Puzzles sind eine Intrige des Schicksals. Der Spieler sieht sich als Agent des Zufalls, vielleicht auch als der Zufall selbst. Aber Bill (Jeremy Theobald) muss erkennen, dass er beides nicht ist, ja er ist nicht einmal ein Spieler. Sein Verhängnis beginnt, als er einen Mann verfolgt, der es gewohnt ist, verfolgt zu werden. Cobb (Alex Haw) gibt sich als Einbrecher aus und findet in Bill einen neuen Vasallen, wobei es ihm nicht um den Diebstahl selbst geht. Vielmehr weiht Cobb seinen Schüler in die perverse Lust des Privatsphärenterrors ein. Statt Hehlerware mitzunehmen, sei es viel wirksamer, die geheimen Schatzkästchen der Opfer zu finden und ihnen zu zeigen, dass man sie gefunden hat. Doch Bill, der Romantiker und Habenichts, der, um Cobb zu imponieren, sogar in seine eigene Wohnung einbricht, verliebt sich in eines seiner Opfer. The Blonde heißt diese Frau nur (Lucy Russel), Gespielin eines Mafia-Bosses, Geliebte Cobbs und Bills Untergang.

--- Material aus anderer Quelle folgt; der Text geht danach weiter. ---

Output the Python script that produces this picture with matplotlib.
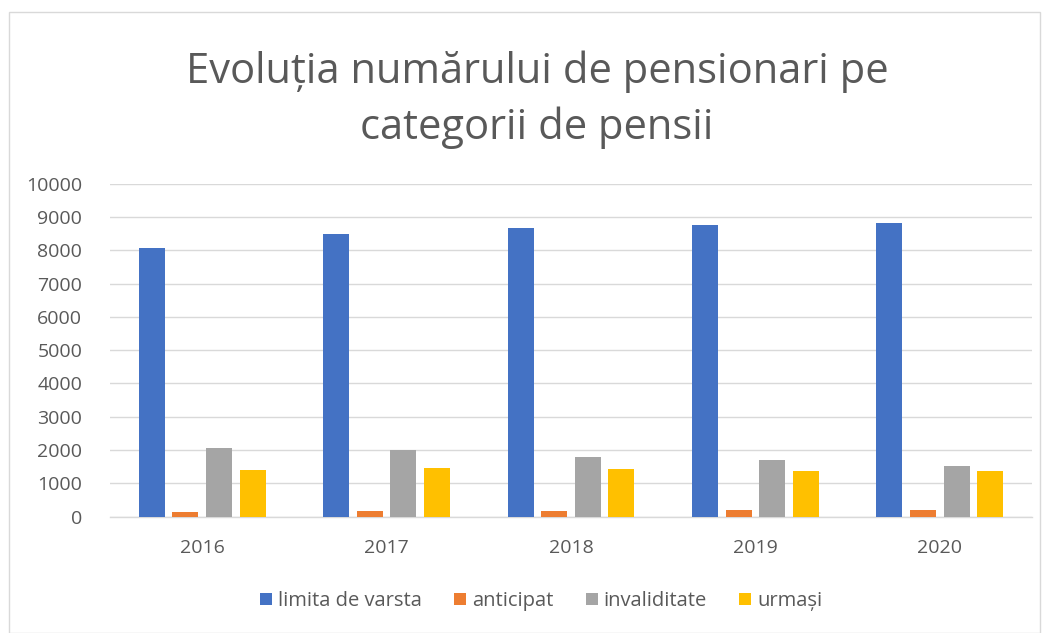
import matplotlib.pyplot as plt
import numpy as np
from matplotlib.patches import Rectangle

years = ["2016", "2017", "2018", "2019", "2020"]
limita = [8080, 8480, 8680, 8760, 8830]
anticipat = [140, 180, 180, 210, 210]
invaliditate = [2060, 2006, 1790, 1690, 1520]
urmasi = [1410, 1470, 1430, 1370, 1370]

series = [
    ("limita de varsta", limita, "#4472C4"),
    ("anticipat", anticipat, "#ED7D31"),
    ("invaliditate", invaliditate, "#A5A5A5"),
    ("urmași", urmasi, "#FFC000"),
]

plt.rcParams['font.family'] = ['Open Sans', 'DejaVu Sans']

fig = plt.figure(figsize=(10.48, 6.33), dpi=100)
ax = fig.add_axes([110 / 1048, (633 - 516.5) / 633, 922 / 1048, 332.8 / 633])

x = np.arange(len(years))
step = 0.182
width = 0.141
for i, (name, vals, col) in enumerate(series):
    ax.bar(x + (i - 1.5) * step, vals, width, color=col, label=name, zorder=3)

ax.set_xlim(-0.5, len(years) - 0.5)
ax.set_ylim(0, 10000)
ax.set_yticks(range(0, 10001, 1000))
ax.set_xticks(x)
ax.set_xticklabels(years)
ax.yaxis.grid(True, color="#d9d9d9", linewidth=1, zorder=0)
for s in ["top", "right", "left"]:
    ax.spines[s].set_visible(False)
ax.spines["bottom"].set_color("#d9d9d9")
ax.spines["bottom"].set_linewidth(1)
ax.tick_params(axis="both", length=0, labelsize=14, colors="#595959")
ax.tick_params(axis="y", pad=20)
ax.tick_params(axis="x", pad=16)

fig.text(537 / 1048, 1 - 100 / 633, "Evoluția numărului de pensionari pe\ncategorii de pensii",
         ha="center", va="center", fontsize=30, color="#595959", linespacing=1.42)

leg = fig.legend(loc="center", bbox_to_anchor=(541 / 1048, 1 - 601 / 633), ncol=4,
                 frameon=False, fontsize=14.5, handlelength=0.6, handleheight=0.6,
                 handletextpad=0.3, columnspacing=1.6)
for t in leg.get_texts():
    t.set_color("#595959")

fig.patches.append(Rectangle((9 / 1048, 0), 1031 / 1048, 1 - 12 / 633, transform=fig.transFigure,
                             fill=False, edgecolor="#d9d9d9", linewidth=1))

fig.savefig("out.png", dpi=100)
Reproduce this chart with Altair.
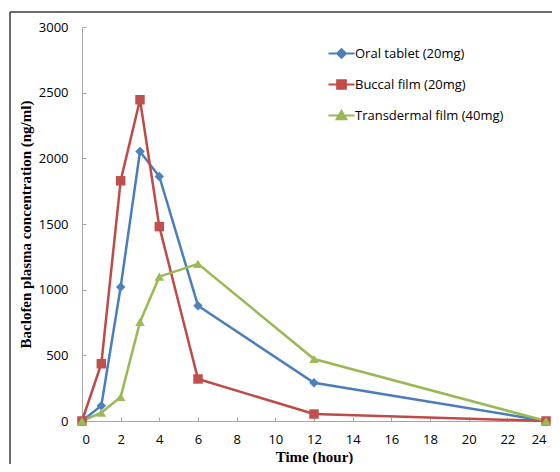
import altair as alt
import pandas as pd

hours = [0, 1, 2, 3, 4, 6, 12, 24]
oral = [0, 117, 1020, 2052, 1862, 878, 291, 0]
buccal = [0, 436, 1829, 2446, 1480, 320, 53, 0]
transdermal = [0, 63, 183, 754, 1099, 1197, 472, 0]

series = ["Oral tablet (20mg)", "Buccal film (20mg)", "Transdermal film (40mg)"]
line_colors = ["#4A7EBB", "#BE4B48", "#98B954"]
marker_colors = ["#4F81BD", "#C0504D", "#9BBB59"]
shapes = ["diamond", "square", "triangle-up"]
legend_paths = [
    "M-2.6,0H2.6M0,-0.85L0.85,0L0,0.85L-0.85,0Z",
    "M-2.6,0H2.6M-0.85,-0.85H0.85V0.85H-0.85Z",
    "M-2.6,0H2.6M0,-0.9L0.95,0.75H-0.95Z",
]
x_ticks = list(range(0, 25, 2))
y_ticks = list(range(0, 3001, 500))

rows = []
for name, vals in zip(series, [oral, buccal, transdermal]):
    for h, v in zip(hours, vals):
        rows.append({"hour": h, "conc": v, "series": name})
df = pd.DataFrame(rows)

AXIS_GRAY = "#A6A6A6"

x_axis = alt.Axis(
    values=x_ticks, title="Time (hour)", grid=True, gridDash=[0, 390, 4, 100],
    gridColor=AXIS_GRAY, gridWidth=1, ticks=False, tickSize=0,
    domainColor=AXIS_GRAY, labelFont="Open Sans", labelFontSize=13,
    labelColor="#000000", labelPadding=12, labelOverlap=False,
    titleFont="Liberation Serif",
    titleFontSize=15, titleFontWeight="bold", titleColor="#000000",
    titleY=28, titleBaseline="top",
)
y_axis = alt.Axis(
    values=y_ticks, format="d", title="Baclofen plasma concentration (ng/ml)",
    grid=True, gridDash=[4, 2000], gridColor=AXIS_GRAY, gridWidth=1,
    ticks=False, tickSize=0, domainColor=AXIS_GRAY, labelFont="Open Sans",
    labelFontSize=13, labelColor="#000000", labelPadding=14, labelOverlap=False,
    titleFont="Liberation Serif", titleFontSize=15, titleFontWeight="bold",
    titleColor="#000000", titleX=-57, titleBaseline="middle",
)


def xe():
    return alt.X("hour:Q", scale=alt.Scale(domain=[0, 24], nice=False), axis=x_axis)


def ye():
    return alt.Y("conc:Q", scale=alt.Scale(domain=[0, 3000], nice=False), axis=y_axis)


color_line = alt.Color("series:N", scale=alt.Scale(domain=series, range=line_colors), legend=None)

lines = alt.Chart(df).mark_line(strokeWidth=2.5).encode(
    x=xe(), y=ye(), color=color_line, detail="series:N"
)

points = alt.Chart(df).mark_point(filled=True, size=90, opacity=1).encode(
    x=xe(), y=ye(),
    fill=alt.Fill("series:N", scale=alt.Scale(domain=series, range=marker_colors), legend=None),
    shape=alt.Shape("series:N", scale=alt.Scale(domain=series, range=shapes), legend=None),
)

leg = alt.Legend(
    title=None, orient="none", legendX=253, legendY=20,
    symbolSize=100, symbolStrokeWidth=2.2, labelFont="Open Sans",
    labelFontSize=13, labelColor="#000000", labelOffset=7,
    rowPadding=12, padding=0, symbolOpacity=1,
)

legend_layer = alt.Chart(df).mark_point(filled=True, size=0).encode(
    x=xe(), y=ye(),
    stroke=alt.Stroke("series:N", scale=alt.Scale(domain=series, range=line_colors), legend=leg),
    fill=alt.Fill("series:N", scale=alt.Scale(domain=series, range=marker_colors), legend=leg),
    shape=alt.Shape("series:N", scale=alt.Scale(domain=series, range=legend_paths), legend=leg),
)

frame_df = pd.DataFrame({"k": [0]})
frame_top = alt.Chart(frame_df).mark_rule(color="#3A3A3A", strokeWidth=1.5).encode(
    x=alt.value(-72), x2=alt.value(490), y=alt.value(-15)
)
frame_left = alt.Chart(frame_df).mark_rule(color="#3A3A3A", strokeWidth=1.5).encode(
    x=alt.value(-72), y=alt.value(-15), y2=alt.value(470)
)

chart = alt.layer(lines, points, legend_layer, frame_top, frame_left).resolve_scale(
    fill="independent", shape="independent", stroke="independent", color="independent"
).properties(
    width=464, height=394,
    autosize=alt.AutoSizeParams(type="none"),
    padding={"left": 74, "top": 19, "right": 6, "bottom": 43},
    background="white",
).configure_view(stroke=None)

chart.save("out.html", embed_options={"renderer": "svg", "actions": False})
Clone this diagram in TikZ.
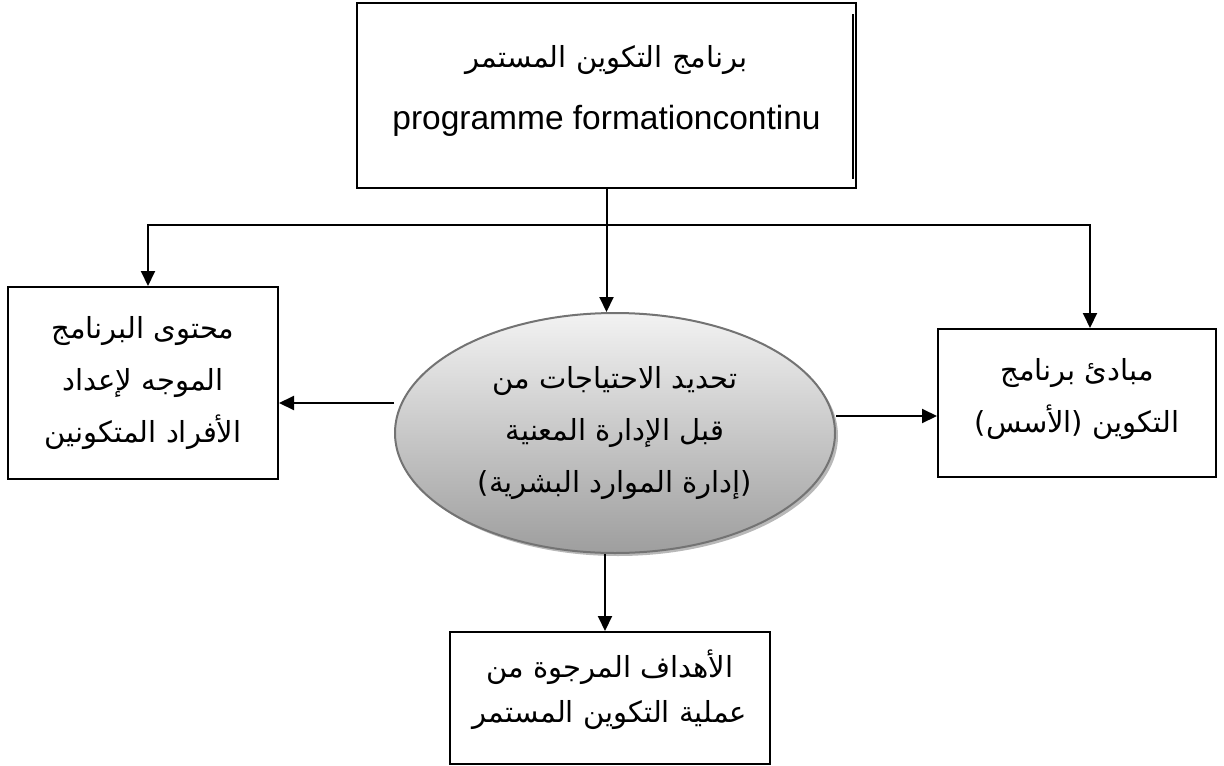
\documentclass[tikz,border=0pt]{standalone}
\usepackage{fontspec}
\setmainfont{Liberation Sans}
\newfontfamily\arabicfont[Script=Arabic]{DejaVu Sans}
\usetikzlibrary{arrows.meta,shapes.geometric,shadows}
\TeXXeTstate=1
\newcommand\arline[1]{\beginR#1\endR}

\begin{document}
\begin{tikzpicture}[x=1pt,y=-1pt,
  box/.style={draw,line width=2pt,inner sep=0pt,align=center,
    font=\arabicfont\fontsize{29}{52}\selectfont},
  oval/.style={ellipse,draw=black!55,line width=2pt,inner sep=0pt,align=center,
    top color=black!5,bottom color=black!38,
    drop shadow={shadow xshift=3pt,shadow yshift=-3pt,fill=black!28,opacity=1},
    font=\arabicfont\fontsize{29}{52}\selectfont},
  arr/.style={line width=2pt,-{Triangle[length=15pt,width=14pt]}}]
\useasboundingbox (0,0) rectangle (1224,766);
% boxes
\node[box,minimum width=499,minimum height=185] (prog) at (606.5,95.5)
  {\arline{برنامج التكوين المستمر}\\[10pt]
   {\normalfont\fontsize{33.5}{40}\selectfont programme formationcontinu\rule[-17pt]{0pt}{0pt}}};
\draw[line width=1.3pt] ([xshift=-4pt,yshift=-12pt]prog.north east)
  -- ([xshift=-4pt,yshift=10pt]prog.south east);
\node[box,minimum width=270,minimum height=192] (content) at (143,383)
  {\arline{محتوى البرنامج}\\ \arline{الموجه لإعداد}\\ \arline{الأفراد المتكونين}};
\node[box,minimum width=278,minimum height=148] (principles) at (1077,403)
  {\arline{مبادئ برنامج}\\ \arline{التكوين (الأسس)}\rule[-15pt]{0pt}{0pt}};
\node[oval,minimum width=440,minimum height=240] (need) at (615,433)
  {\arline{تحديد الاحتياجات من}\\ \arline{قبل الإدارة المعنية}\\ \arline{(إدارة الموارد البشرية)}};
\node[box,minimum width=320,minimum height=132,
  font=\arabicfont\fontsize{29}{45}\selectfont] (goals) at (610,698)
  {\arline{الأهداف المرجوة من}\\ \arline{عملية التكوين المستمر}\rule[-23pt]{0pt}{0pt}};
% connectors
\coordinate (split) at (606.5,225);
\draw[line width=2pt] (prog.south) -- (split);
\draw[arr] (split) -- (split |- need.north);
\draw[arr] (split) -| ([xshift=5pt]content.north);
\draw[arr] (split) -| ([xshift=13pt]principles.north);
\coordinate (lefttip) at ([yshift=30pt]need.west);
\draw[arr] (lefttip) -- (lefttip -| content.east);
\coordinate (righttip) at ([yshift=17pt]need.east);
\draw[arr] (righttip) -- (righttip -| principles.west);
\coordinate (downtip) at ([xshift=-10pt]need.south);
\draw[arr] (downtip) -- (downtip |- goals.north);
\end{tikzpicture}
\end{document}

Nolans Coup ist, dass er die Handlung in Vor- und Rückblenden zerschneidet, in einen Irrgarten aus Zeitsprüngen, der sich erst mit dem letzten Wort auflöst. „Das Folgende ist meine Erklärung“, sagt Bill, „nun ja, mehr eine Aufzählung dessen, was passiert ist.“ Selbst da irrt er.